## What to do
What is the number of lines in the data holding the word "matplotlib"? Give that number by itself.
══════════
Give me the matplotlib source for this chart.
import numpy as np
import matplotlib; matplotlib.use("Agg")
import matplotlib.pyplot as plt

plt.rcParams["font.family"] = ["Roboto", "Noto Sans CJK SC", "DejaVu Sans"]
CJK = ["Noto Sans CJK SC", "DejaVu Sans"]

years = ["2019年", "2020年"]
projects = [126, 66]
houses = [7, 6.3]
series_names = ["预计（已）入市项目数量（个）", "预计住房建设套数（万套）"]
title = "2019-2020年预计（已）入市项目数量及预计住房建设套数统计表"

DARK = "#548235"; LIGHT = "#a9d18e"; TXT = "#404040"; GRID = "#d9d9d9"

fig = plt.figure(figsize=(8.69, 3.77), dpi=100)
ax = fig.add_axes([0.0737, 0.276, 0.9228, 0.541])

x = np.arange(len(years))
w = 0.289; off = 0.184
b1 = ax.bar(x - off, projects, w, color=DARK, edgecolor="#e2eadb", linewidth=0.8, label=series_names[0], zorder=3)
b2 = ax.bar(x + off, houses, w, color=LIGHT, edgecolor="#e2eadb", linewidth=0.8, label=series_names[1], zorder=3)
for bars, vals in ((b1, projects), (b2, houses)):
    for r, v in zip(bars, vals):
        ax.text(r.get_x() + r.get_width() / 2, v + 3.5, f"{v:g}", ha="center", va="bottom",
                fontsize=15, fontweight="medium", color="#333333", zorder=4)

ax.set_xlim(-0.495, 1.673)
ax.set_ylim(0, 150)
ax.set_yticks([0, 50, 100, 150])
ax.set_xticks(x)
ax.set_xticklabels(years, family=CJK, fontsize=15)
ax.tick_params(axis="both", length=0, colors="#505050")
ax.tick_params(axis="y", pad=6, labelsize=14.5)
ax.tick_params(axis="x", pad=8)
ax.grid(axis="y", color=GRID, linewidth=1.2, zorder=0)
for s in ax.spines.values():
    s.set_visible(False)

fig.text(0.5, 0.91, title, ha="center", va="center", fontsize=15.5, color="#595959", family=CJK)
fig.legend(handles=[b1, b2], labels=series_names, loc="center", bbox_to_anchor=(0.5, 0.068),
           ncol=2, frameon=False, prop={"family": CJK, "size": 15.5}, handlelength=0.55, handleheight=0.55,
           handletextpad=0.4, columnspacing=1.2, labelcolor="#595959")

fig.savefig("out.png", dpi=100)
══════════
## Result of this exercise
3